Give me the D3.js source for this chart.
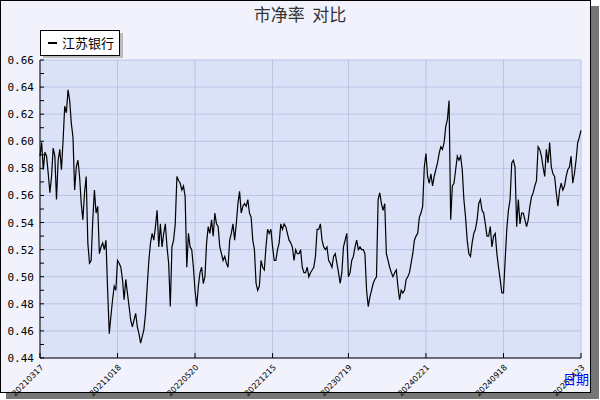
<!DOCTYPE html>
<html><head><meta charset="utf-8">
<script src="https://cdn.jsdelivr.net/npm/d3@7"></script>
<style>body{margin:0;background:#fff}svg{display:block}</style>
</head><body><svg id="c" width="600" height="400"></svg>
<script>
const seriesName = "江苏银行";
const values = [
.589,.599,.579,.592,.589,.576,.562,.574,.595,.589,.557,.586,.594,.579,.601,.626,.621,.638,.630,.613,.603,.564,.581,.586,.574,.554,.542,.562,.574,.525,.510,.512,.542,.564,.547,.552,.517,.522,.525,.520,.527,.490,.458,.471,.483,.493,.490,.512,.510,.507,.498,.483,.498,.488,.478,.468,.463,.468,.473,.463,.458,.451,.456,.461,.473,.493,.512,.525,.532,.527,.537,.549,.522,.539,.522,.532,.539,.522,.510,.478,.522,.527,.539,.574,.571,.569,.564,.567,.559,.507,.532,.522,.520,.507,.490,.478,.493,.503,.507,.495,.500,.525,.537,.532,.542,.530,.547,.539,.537,.522,.517,.512,.515,.510,.507,.527,.532,.539,
.527,.539,.554,.563,.547,.552,.554,.552,.557,.547,.544,.527,.520,.495,.490,.493,.512,.507,.505,.522,.535,.532,.535,.522,.512,.512,.520,.525,.539,.535,.539,.537,.532,.527,.525,.522,.512,.520,.517,.517,.520,.507,.503,.503,.507,.500,.503,.505,.507,.515,.535,.535,.539,.527,.522,.520,.522,.512,.510,.507,.515,.517,.510,.503,.495,.503,.522,.527,.532,.500,.503,.512,.515,.522,.527,.520,.522,.520,.520,.517,.490,.478,.485,.490,.495,.498,.500,.557,.562,.554,.549,.554,.517,.512,.507,.503,.500,.503,.505,.493,.483,.490,.488,.490,.498,.500,.503,.510,.517,.527,.530,.532,.544,.547,.552,.581,.591,.574,.569,.576,
.567,.574,.579,.584,.591,.596,.594,.599,.611,.616,.630,.542,.567,.569,.579,.589,.586,.589,.579,.557,.544,.527,.517,.515,.525,.532,.535,.542,.554,.557,.549,.547,.539,.530,.530,.537,.522,.530,.532,.517,.507,.498,.488,.488,.512,.535,.549,.557,.584,.586,.581,.537,.557,.539,.547,.547,.542,.537,.542,.552,.559,.562,.567,.571,.596,.594,.589,.581,.574,.594,.584,.599,.581,.576,.574,.562,.552,.564,.569,.564,.567,.574,.579,.581,.589,.569,.576,.586,.599,.603,.608];
const xTickLabels = ["20210317","20211018","20220520","20221215","20230719","20240221","20240918","20250423"];
const yTicks = [0.44,0.46,0.48,0.50,0.52,0.54,0.56,0.58,0.60,0.62,0.64,0.66];

const svg = d3.select("#c");
svg.append("rect").attr("x",6).attr("y",6).attr("width",593).attr("height",393).attr("fill","#777");
svg.append("rect").attr("x",0.5).attr("y",0.5).attr("width",590).attr("height",392).attr("fill","#f1f2fb").attr("stroke","#000");

const L=40,R=581,T=60,B=358;
const x = d3.scaleLinear().domain([0,values.length-1]).range([L,R]);
const y = d3.scaleLinear().domain([0.44,0.66]).range([B,T]);
svg.append("rect").attr("x",L).attr("y",T).attr("width",R-L).attr("height",B-T).attr("fill","#dbe2f7");
const tickIdx = xTickLabels.map((d,i)=>Math.round(i*(values.length-1)/(xTickLabels.length-1)));
const g = svg.append("g");
g.selectAll(".hg").data(yTicks).join("line").attr("x1",L).attr("x2",R).attr("y1",d=>y(d)).attr("y2",d=>y(d)).attr("stroke","#b9c5e6");
g.selectAll(".vg").data(tickIdx).join("line").attr("y1",T).attr("y2",B).attr("x1",d=>x(d)).attr("x2",d=>x(d)).attr("stroke","#b9c5e6");

svg.append("path").datum(values).attr("fill","none").attr("stroke","#000").attr("stroke-width",1.2)
  .attr("d",d3.line().x((d,i)=>x(i)).y(d=>y(d)));

svg.append("line").attr("x1",L).attr("x2",L).attr("y1",T).attr("y2",B).attr("stroke","#000");
svg.append("line").attr("x1",L).attr("x2",R).attr("y1",B).attr("y2",B).attr("stroke","#000");
const minor = d3.range(0.44,0.6601,0.01);
svg.selectAll(".yt").data(minor).join("line").attr("x1",L).attr("x2",L+4).attr("y1",d=>y(d)).attr("y2",d=>y(d)).attr("stroke","#000");
svg.selectAll(".xt").data(tickIdx).join("line").attr("x1",d=>x(d)).attr("x2",d=>x(d)).attr("y1",B).attr("y2",B-5).attr("stroke","#000");
svg.selectAll(".yl").data(yTicks).join("text").attr("x",L-6).attr("y",d=>y(d)+4).attr("text-anchor","end")
  .attr("font-family","DejaVu Sans Mono").attr("font-size",11).attr("fill","#000").text(d=>d.toFixed(2));
svg.selectAll(".xl").data(tickIdx).join("text")
  .attr("transform",d=>`translate(${x(d)+4},${B+10}) rotate(-45)`).attr("text-anchor","end")
  .attr("font-family","DejaVu Sans").attr("font-size",8).attr("fill","#000").text((d,i)=>xTickLabels[i]);
svg.append("text").attr("x",576).attr("y",384).attr("text-anchor","middle").attr("font-family","Noto Sans CJK SC").attr("font-size",13).attr("fill","#0000ff").text("日期");
svg.append("text").attr("x",300).attr("y",21).attr("text-anchor","middle").attr("xml:space","preserve").style("white-space","pre")
  .attr("font-family","Noto Sans CJK SC").attr("font-size",17).attr("fill","#333").text("市净率  对比");
svg.append("rect").attr("x",43).attr("y",33).attr("width",80).attr("height",25).attr("fill","#bbb");
svg.append("rect").attr("x",40.5).attr("y",30.5).attr("width",79).attr("height",25).attr("fill","#fff").attr("stroke","#000");
svg.append("line").attr("x1",48).attr("x2",57).attr("y1",43).attr("y2",43).attr("stroke","#000").attr("stroke-width",2);
svg.append("text").attr("x",62).attr("y",48).attr("font-family","Noto Sans CJK SC").attr("font-size",13).attr("fill","#000").text(seriesName);
</script></body></html>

━━━━

▶ **Description of the task**
Reproduce the material in full, word for word, and omit the pictures.

▶ **The answer**
Give me the D3.js source for this chart.
<!DOCTYPE html>
<html><head><meta charset="utf-8">
<script src="https://cdn.jsdelivr.net/npm/d3@7"></script>
<style>body{margin:0;background:#fff}svg{display:block}</style>
</head><body><svg id="c" width="600" height="400"></svg>
<script>
const seriesName = "江苏银行";
const values = [
.589,.599,.579,.592,.589,.576,.562,.574,.595,.589,.557,.586,.594,.579,.601,.626,.621,.638,.630,.613,.603,.564,.581,.586,.574,.554,.542,.562,.574,.525,.510,.512,.542,.564,.547,.552,.517,.522,.525,.520,.527,.490,.458,.471,.483,.493,.490,.512,.510,.507,.498,.483,.498,.488,.478,.468,.463,.468,.473,.463,.458,.451,.456,.461,.473,.493,.512,.525,.532,.527,.537,.549,.522,.539,.522,.532,.539,.522,.510,.478,.522,.527,.539,.574,.571,.569,.564,.567,.559,.507,.532,.522,.520,.507,.490,.478,.493,.503,.507,.495,.500,.525,.537,.532,.542,.530,.547,.539,.537,.522,.517,.512,.515,.510,.507,.527,.532,.539,
.527,.539,.554,.563,.547,.552,.554,.552,.557,.547,.544,.527,.520,.495,.490,.493,.512,.507,.505,.522,.535,.532,.535,.522,.512,.512,.520,.525,.539,.535,.539,.537,.532,.527,.525,.522,.512,.520,.517,.517,.520,.507,.503,.503,.507,.500,.503,.505,.507,.515,.535,.535,.539,.527,.522,.520,.522,.512,.510,.507,.515,.517,.510,.503,.495,.503,.522,.527,.532,.500,.503,.512,.515,.522,.527,.520,.522,.520,.520,.517,.490,.478,.485,.490,.495,.498,.500,.557,.562,.554,.549,.554,.517,.512,.507,.503,.500,.503,.505,.493,.483,.490,.488,.490,.498,.500,.503,.510,.517,.527,.530,.532,.544,.547,.552,.581,.591,.574,.569,.576,
.567,.574,.579,.584,.591,.596,.594,.599,.611,.616,.630,.542,.567,.569,.579,.589,.586,.589,.579,.557,.544,.527,.517,.515,.525,.532,.535,.542,.554,.557,.549,.547,.539,.530,.530,.537,.522,.530,.532,.517,.507,.498,.488,.488,.512,.535,.549,.557,.584,.586,.581,.537,.557,.539,.547,.547,.542,.537,.542,.552,.559,.562,.567,.571,.596,.594,.589,.581,.574,.594,.584,.599,.581,.576,.574,.562,.552,.564,.569,.564,.567,.574,.579,.581,.589,.569,.576,.586,.599,.603,.608];
const xTickLabels = ["20210317","20211018","20220520","20221215","20230719","20240221","20240918","20250423"];
const yTicks = [0.44,0.46,0.48,0.50,0.52,0.54,0.56,0.58,0.60,0.62,0.64,0.66];

const svg = d3.select("#c");
svg.append("rect").attr("x",6).attr("y",6).attr("width",593).attr("height",393).attr("fill","#777");
svg.append("rect").attr("x",0.5).attr("y",0.5).attr("width",590).attr("height",392).attr("fill","#f1f2fb").attr("stroke","#000");

const L=40,R=581,T=60,B=358;
const x = d3.scaleLinear().domain([0,values.length-1]).range([L,R]);
const y = d3.scaleLinear().domain([0.44,0.66]).range([B,T]);
svg.append("rect").attr("x",L).attr("y",T).attr("width",R-L).attr("height",B-T).attr("fill","#dbe2f7");
const tickIdx = xTickLabels.map((d,i)=>Math.round(i*(values.length-1)/(xTickLabels.length-1)));
const g = svg.append("g");
g.selectAll(".hg").data(yTicks).join("line").attr("x1",L).attr("x2",R).attr("y1",d=>y(d)).attr("y2",d=>y(d)).attr("stroke","#b9c5e6");
g.selectAll(".vg").data(tickIdx).join("line").attr("y1",T).attr("y2",B).attr("x1",d=>x(d)).attr("x2",d=>x(d)).attr("stroke","#b9c5e6");

svg.append("path").datum(values).attr("fill","none").attr("stroke","#000").attr("stroke-width",1.2)
  .attr("d",d3.line().x((d,i)=>x(i)).y(d=>y(d)));

svg.append("line").attr("x1",L).attr("x2",L).attr("y1",T).attr("y2",B).attr("stroke","#000");
svg.append("line").attr("x1",L).attr("x2",R).attr("y1",B).attr("y2",B).attr("stroke","#000");
const minor = d3.range(0.44,0.6601,0.01);
svg.selectAll(".yt").data(minor).join("line").attr("x1",L).attr("x2",L+4).attr("y1",d=>y(d)).attr("y2",d=>y(d)).attr("stroke","#000");
svg.selectAll(".xt").data(tickIdx).join("line").attr("x1",d=>x(d)).attr("x2",d=>x(d)).attr("y1",B).attr("y2",B-5).attr("stroke","#000");
svg.selectAll(".yl").data(yTicks).join("text").attr("x",L-6).attr("y",d=>y(d)+4).attr("text-anchor","end")
  .attr("font-family","DejaVu Sans Mono").attr("font-size",11).attr("fill","#000").text(d=>d.toFixed(2));
svg.selectAll(".xl").data(tickIdx).join("text")
  .attr("transform",d=>`translate(${x(d)+4},${B+10}) rotate(-45)`).attr("text-anchor","end")
  .attr("font-family","DejaVu Sans").attr("font-size",8).attr("fill","#000").text((d,i)=>xTickLabels[i]);
svg.append("text").attr("x",576).attr("y",384).attr("text-anchor","middle").attr("font-family","Noto Sans CJK SC").attr("font-size",13).attr("fill","#0000ff").text("日期");
svg.append("text").attr("x",300).attr("y",21).attr("text-anchor","middle").attr("xml:space","preserve").style("white-space","pre")
  .attr("font-family","Noto Sans CJK SC").attr("font-size",17).attr("fill","#333").text("市净率  对比");
svg.append("rect").attr("x",43).attr("y",33).attr("width",80).attr("height",25).attr("fill","#bbb");
svg.append("rect").attr("x",40.5).attr("y",30.5).attr("width",79).attr("height",25).attr("fill","#fff").attr("stroke","#000");
svg.append("line").attr("x1",48).attr("x2",57).attr("y1",43).attr("y2",43).attr("stroke","#000").attr("stroke-width",2);
svg.append("text").attr("x",62).attr("y",48).attr("font-family","Noto Sans CJK SC").attr("font-size",13).attr("fill","#000").text(seriesName);
</script></body></html>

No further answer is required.